■ **Exercise description**: Leave out every picture. Copy exactly the lines from the one holding "Convert this chart to Chart.js code." through the one holding "Chart.defaults.color = '#000';".

— BEGIN Extracted records —

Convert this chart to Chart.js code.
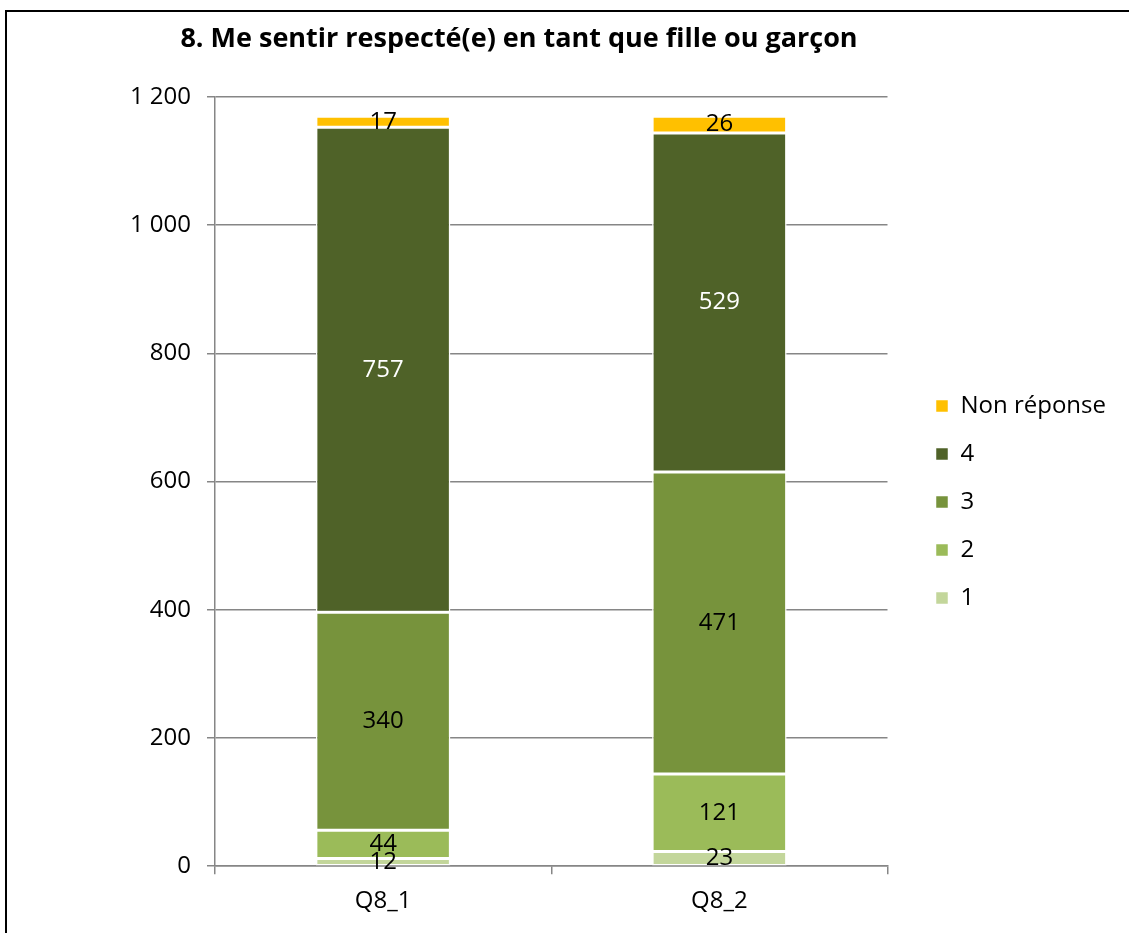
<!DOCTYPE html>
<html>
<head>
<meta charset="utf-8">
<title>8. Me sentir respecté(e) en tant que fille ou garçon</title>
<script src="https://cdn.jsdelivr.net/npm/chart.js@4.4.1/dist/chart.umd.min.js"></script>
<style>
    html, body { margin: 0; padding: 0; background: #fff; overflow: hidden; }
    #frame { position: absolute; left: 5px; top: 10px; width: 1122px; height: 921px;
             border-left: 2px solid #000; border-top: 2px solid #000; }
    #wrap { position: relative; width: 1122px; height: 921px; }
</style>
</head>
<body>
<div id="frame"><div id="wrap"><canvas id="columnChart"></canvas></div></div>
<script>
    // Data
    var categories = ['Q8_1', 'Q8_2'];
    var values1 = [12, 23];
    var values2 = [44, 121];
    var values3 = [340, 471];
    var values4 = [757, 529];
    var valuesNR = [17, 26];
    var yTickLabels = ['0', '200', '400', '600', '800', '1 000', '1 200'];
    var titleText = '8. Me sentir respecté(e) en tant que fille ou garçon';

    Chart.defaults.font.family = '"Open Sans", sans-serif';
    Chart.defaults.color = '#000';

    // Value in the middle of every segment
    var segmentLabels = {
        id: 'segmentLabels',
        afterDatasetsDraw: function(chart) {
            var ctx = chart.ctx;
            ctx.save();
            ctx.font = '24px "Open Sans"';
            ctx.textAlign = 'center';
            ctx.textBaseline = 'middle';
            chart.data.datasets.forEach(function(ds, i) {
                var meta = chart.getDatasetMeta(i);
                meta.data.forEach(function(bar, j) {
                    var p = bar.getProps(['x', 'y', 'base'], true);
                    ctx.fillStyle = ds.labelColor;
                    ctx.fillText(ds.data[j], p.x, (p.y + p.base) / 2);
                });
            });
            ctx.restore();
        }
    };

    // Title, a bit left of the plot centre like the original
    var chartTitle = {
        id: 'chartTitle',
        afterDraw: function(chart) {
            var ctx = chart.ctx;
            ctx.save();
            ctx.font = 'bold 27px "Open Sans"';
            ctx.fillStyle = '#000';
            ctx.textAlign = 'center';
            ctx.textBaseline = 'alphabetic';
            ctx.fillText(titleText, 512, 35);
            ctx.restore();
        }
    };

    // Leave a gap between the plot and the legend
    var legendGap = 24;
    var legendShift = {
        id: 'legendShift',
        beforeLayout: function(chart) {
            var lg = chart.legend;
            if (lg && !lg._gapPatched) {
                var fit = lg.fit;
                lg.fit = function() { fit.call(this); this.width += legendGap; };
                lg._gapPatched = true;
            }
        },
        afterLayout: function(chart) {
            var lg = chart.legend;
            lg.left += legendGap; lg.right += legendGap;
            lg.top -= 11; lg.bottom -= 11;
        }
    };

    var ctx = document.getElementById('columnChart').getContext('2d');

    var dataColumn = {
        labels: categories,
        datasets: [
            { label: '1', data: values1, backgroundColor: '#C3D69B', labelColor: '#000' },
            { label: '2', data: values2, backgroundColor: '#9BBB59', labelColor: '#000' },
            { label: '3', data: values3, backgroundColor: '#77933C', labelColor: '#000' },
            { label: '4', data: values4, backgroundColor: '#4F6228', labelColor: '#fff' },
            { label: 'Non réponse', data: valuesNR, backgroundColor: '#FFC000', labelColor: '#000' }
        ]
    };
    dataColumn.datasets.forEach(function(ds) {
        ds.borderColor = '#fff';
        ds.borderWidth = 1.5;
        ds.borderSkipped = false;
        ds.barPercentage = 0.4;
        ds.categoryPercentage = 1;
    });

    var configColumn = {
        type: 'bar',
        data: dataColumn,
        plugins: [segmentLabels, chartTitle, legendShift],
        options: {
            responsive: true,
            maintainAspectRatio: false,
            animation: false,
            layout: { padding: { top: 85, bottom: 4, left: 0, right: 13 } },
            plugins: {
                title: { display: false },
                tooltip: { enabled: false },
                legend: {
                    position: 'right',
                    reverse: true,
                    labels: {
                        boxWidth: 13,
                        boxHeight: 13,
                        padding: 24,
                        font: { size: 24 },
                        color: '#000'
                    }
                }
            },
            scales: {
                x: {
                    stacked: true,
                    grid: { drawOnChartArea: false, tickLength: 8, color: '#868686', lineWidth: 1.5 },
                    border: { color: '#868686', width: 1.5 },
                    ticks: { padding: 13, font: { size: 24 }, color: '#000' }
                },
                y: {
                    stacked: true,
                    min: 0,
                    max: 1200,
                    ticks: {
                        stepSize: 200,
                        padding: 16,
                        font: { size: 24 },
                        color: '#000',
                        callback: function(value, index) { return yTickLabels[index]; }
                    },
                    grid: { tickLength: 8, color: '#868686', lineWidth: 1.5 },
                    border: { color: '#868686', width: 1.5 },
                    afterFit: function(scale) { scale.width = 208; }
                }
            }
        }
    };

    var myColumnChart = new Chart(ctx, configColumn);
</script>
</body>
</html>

— END Extracted records —
— BEGIN Extracted records —

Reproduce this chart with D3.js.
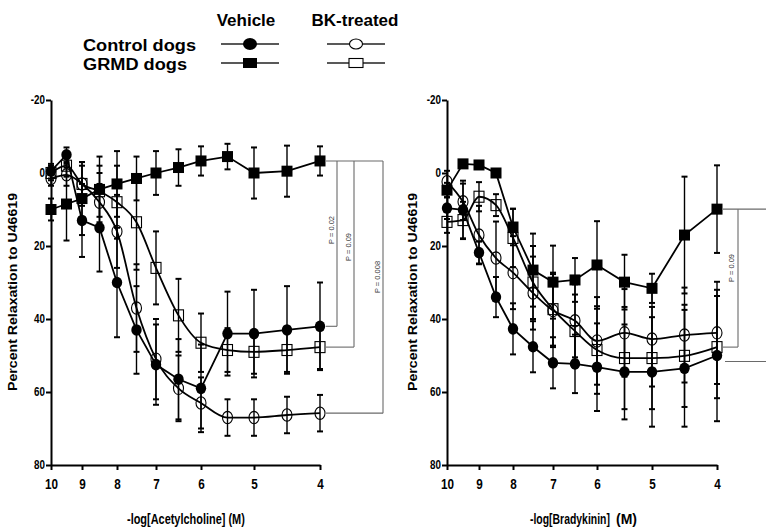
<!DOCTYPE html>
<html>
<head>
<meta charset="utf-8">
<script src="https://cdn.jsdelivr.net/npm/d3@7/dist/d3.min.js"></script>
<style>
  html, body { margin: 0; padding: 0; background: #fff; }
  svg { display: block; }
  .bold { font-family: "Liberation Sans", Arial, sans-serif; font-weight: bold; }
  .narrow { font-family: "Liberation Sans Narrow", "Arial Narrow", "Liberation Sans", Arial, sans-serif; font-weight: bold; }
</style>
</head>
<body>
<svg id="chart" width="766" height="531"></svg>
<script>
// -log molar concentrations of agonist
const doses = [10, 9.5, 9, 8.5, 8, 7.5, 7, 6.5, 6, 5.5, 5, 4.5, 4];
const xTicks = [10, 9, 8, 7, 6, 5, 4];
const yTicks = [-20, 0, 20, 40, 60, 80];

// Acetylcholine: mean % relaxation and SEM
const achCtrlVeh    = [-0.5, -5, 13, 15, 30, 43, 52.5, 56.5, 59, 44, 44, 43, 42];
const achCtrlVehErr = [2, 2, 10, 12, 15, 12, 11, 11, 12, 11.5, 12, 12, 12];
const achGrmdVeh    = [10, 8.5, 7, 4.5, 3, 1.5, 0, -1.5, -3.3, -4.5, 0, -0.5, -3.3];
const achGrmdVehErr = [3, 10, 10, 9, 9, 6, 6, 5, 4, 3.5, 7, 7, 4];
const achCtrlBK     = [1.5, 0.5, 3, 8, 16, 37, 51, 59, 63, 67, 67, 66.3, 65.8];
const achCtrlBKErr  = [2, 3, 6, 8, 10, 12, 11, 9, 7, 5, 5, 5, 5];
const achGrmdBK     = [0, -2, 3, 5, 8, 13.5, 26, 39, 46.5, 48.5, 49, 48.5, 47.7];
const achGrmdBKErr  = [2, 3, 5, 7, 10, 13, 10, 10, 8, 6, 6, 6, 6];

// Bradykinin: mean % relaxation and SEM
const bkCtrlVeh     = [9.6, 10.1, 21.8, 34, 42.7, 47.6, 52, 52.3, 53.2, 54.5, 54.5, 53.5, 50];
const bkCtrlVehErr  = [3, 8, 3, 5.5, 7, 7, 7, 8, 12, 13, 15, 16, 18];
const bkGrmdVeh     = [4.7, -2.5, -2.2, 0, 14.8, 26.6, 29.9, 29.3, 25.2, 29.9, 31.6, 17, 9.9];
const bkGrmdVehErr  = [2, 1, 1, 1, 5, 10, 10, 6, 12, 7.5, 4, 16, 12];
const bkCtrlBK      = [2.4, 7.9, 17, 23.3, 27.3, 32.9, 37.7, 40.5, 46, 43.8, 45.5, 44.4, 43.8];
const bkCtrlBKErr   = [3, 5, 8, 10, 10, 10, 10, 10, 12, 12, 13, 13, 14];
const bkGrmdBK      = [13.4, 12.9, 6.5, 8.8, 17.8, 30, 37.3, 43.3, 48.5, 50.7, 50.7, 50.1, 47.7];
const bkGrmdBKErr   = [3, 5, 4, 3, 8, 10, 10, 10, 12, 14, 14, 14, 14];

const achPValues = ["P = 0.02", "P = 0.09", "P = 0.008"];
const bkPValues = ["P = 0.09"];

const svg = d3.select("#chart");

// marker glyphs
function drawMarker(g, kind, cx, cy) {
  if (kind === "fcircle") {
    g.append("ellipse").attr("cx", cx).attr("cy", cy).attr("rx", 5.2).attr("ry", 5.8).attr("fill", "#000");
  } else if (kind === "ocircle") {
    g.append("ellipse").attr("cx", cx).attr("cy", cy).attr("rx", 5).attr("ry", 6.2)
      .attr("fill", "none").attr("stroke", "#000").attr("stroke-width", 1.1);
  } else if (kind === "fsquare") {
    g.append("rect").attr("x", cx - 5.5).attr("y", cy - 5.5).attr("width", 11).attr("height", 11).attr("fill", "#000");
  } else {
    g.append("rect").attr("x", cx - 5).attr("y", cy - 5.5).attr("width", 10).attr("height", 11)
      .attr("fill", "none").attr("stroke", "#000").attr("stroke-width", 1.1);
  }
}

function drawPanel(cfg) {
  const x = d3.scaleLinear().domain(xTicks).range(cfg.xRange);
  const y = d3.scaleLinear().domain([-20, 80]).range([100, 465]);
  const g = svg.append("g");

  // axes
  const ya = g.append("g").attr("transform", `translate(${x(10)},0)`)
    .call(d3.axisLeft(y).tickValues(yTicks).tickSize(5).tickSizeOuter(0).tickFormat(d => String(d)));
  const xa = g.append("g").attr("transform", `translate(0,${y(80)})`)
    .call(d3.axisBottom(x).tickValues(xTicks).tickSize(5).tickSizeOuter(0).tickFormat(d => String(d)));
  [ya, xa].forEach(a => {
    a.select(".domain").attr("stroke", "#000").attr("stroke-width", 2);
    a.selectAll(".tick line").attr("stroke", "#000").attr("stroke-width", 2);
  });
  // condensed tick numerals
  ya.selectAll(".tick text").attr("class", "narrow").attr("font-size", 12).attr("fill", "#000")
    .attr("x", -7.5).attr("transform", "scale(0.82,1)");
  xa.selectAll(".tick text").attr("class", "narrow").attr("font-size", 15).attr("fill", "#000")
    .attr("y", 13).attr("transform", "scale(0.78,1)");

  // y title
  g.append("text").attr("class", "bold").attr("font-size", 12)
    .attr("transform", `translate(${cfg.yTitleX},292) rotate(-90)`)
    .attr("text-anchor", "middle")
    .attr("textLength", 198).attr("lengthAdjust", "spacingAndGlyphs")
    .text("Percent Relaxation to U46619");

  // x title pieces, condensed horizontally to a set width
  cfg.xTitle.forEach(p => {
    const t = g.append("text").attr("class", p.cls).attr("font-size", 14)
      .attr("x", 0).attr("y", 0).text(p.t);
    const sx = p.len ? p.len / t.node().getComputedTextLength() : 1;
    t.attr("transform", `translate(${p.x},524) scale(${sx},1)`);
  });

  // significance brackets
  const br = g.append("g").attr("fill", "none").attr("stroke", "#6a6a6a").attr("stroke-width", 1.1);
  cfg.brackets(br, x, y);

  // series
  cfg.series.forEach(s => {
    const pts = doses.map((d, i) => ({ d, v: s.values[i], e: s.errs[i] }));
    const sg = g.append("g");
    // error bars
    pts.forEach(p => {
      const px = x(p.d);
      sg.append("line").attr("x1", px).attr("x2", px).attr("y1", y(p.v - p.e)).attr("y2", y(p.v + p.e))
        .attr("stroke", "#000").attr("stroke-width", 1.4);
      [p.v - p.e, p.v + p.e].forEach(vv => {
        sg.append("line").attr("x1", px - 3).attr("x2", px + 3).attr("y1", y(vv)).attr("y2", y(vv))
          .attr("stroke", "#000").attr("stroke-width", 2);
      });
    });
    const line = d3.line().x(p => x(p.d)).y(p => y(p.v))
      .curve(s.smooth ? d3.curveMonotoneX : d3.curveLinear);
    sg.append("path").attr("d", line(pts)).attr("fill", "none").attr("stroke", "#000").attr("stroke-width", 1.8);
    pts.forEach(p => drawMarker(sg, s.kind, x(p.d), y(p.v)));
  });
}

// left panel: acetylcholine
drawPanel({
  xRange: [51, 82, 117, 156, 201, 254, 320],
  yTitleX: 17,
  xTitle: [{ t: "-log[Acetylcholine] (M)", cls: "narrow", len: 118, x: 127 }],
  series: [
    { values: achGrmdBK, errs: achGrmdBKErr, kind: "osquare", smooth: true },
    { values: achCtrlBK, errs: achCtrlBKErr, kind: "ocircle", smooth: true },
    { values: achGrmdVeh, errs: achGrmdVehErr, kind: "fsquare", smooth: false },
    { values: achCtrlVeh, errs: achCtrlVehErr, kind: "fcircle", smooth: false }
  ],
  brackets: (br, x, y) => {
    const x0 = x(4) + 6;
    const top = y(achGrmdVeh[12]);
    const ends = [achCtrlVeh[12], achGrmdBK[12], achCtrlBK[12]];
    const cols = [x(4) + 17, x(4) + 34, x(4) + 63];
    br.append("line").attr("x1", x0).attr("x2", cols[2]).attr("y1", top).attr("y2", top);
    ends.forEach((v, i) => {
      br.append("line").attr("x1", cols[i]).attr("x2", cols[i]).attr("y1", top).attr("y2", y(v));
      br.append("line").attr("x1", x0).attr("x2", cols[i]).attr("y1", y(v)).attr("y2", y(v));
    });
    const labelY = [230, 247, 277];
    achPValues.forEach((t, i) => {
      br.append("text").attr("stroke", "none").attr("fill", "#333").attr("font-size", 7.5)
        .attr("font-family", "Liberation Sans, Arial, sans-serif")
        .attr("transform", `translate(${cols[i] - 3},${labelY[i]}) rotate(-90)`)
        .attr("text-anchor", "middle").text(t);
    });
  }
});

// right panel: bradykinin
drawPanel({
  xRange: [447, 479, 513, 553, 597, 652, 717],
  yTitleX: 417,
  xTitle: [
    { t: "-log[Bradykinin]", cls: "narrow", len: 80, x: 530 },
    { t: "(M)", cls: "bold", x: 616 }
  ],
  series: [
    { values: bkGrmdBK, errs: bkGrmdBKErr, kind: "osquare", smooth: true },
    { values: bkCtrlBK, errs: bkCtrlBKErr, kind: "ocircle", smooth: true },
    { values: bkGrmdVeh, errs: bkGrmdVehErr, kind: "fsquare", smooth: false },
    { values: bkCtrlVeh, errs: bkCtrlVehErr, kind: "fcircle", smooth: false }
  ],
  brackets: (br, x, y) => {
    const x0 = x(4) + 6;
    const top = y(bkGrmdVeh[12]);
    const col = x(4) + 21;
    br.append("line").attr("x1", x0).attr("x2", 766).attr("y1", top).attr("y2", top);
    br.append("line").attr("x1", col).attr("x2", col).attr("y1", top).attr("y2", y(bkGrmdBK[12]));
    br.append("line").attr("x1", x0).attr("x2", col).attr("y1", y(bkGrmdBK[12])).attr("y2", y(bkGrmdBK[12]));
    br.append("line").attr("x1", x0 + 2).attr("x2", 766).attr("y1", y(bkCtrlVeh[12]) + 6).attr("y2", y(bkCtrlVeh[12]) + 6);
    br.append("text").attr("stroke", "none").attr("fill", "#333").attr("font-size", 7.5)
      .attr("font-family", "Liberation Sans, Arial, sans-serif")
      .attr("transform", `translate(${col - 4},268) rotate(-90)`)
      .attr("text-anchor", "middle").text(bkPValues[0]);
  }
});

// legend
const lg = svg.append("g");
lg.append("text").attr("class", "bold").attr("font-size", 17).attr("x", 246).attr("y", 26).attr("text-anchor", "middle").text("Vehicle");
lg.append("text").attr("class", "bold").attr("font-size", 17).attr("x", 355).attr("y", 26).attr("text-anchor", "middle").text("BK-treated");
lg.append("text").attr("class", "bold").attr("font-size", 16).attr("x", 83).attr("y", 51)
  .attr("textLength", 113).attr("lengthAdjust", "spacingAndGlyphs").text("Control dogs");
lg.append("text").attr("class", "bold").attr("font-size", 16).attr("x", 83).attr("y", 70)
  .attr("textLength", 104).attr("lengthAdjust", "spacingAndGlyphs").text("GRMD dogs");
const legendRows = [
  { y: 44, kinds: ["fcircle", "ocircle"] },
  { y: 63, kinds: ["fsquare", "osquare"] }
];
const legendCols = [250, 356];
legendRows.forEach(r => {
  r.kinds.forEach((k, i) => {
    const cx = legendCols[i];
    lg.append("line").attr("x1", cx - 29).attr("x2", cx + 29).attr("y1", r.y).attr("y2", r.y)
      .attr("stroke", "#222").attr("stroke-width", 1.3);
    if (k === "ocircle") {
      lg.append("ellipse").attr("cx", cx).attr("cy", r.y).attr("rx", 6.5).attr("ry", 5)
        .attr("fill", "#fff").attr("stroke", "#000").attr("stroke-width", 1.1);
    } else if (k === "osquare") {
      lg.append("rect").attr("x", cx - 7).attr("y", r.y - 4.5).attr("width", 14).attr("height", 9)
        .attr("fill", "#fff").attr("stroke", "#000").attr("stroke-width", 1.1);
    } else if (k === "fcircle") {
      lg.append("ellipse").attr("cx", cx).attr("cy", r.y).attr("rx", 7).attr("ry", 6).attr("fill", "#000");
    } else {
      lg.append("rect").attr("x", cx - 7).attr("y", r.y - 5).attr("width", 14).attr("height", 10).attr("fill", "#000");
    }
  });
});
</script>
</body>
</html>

— END Extracted records —
— BEGIN Extracted records —

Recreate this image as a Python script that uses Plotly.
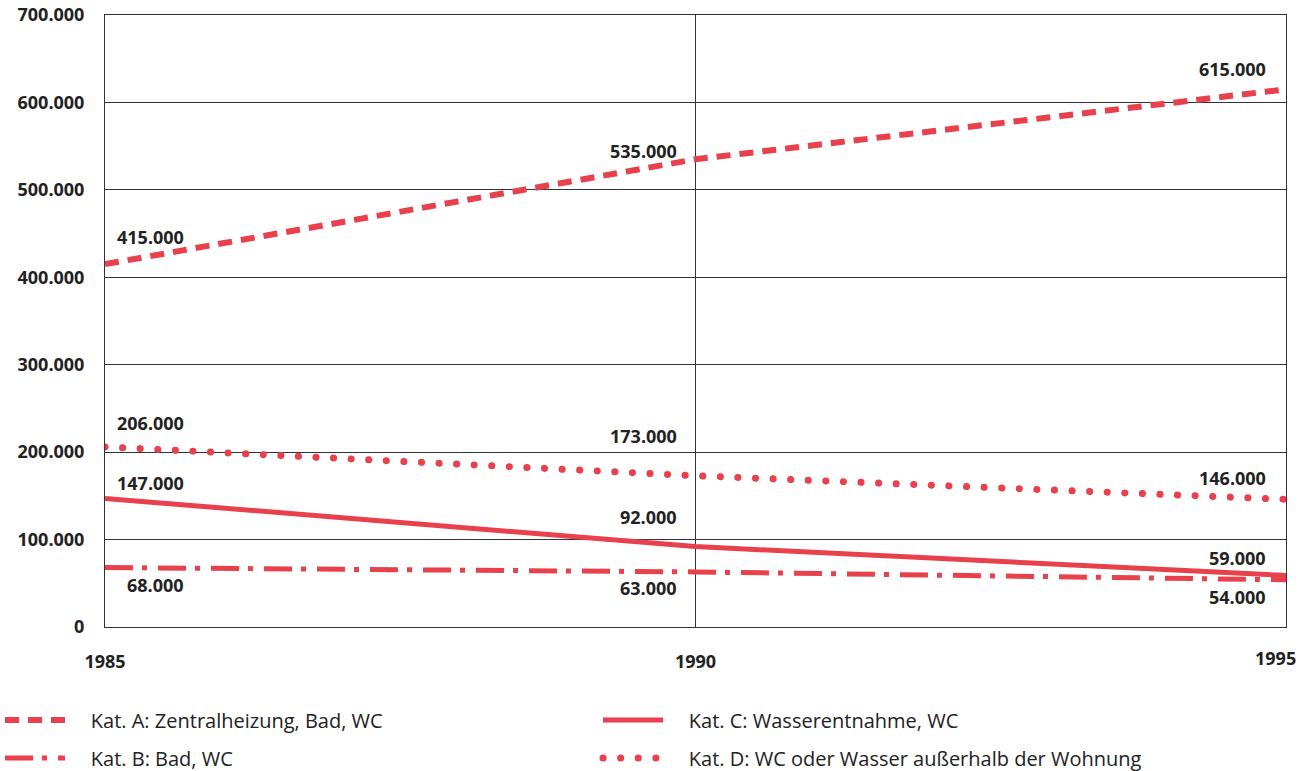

— END Extracted records —

■ **Result for this task**:
Convert this chart to Chart.js code.
<!DOCTYPE html>
<html>
<head>
<meta charset="utf-8">
<title>8. Me sentir respecté(e) en tant que fille ou garçon</title>
<script src="https://cdn.jsdelivr.net/npm/chart.js@4.4.1/dist/chart.umd.min.js"></script>
<style>
    html, body { margin: 0; padding: 0; background: #fff; overflow: hidden; }
    #frame { position: absolute; left: 5px; top: 10px; width: 1122px; height: 921px;
             border-left: 2px solid #000; border-top: 2px solid #000; }
    #wrap { position: relative; width: 1122px; height: 921px; }
</style>
</head>
<body>
<div id="frame"><div id="wrap"><canvas id="columnChart"></canvas></div></div>
<script>
    // Data
    var categories = ['Q8_1', 'Q8_2'];
    var values1 = [12, 23];
    var values2 = [44, 121];
    var values3 = [340, 471];
    var values4 = [757, 529];
    var valuesNR = [17, 26];
    var yTickLabels = ['0', '200', '400', '600', '800', '1 000', '1 200'];
    var titleText = '8. Me sentir respecté(e) en tant que fille ou garçon';

    Chart.defaults.font.family = '"Open Sans", sans-serif';
    Chart.defaults.color = '#000';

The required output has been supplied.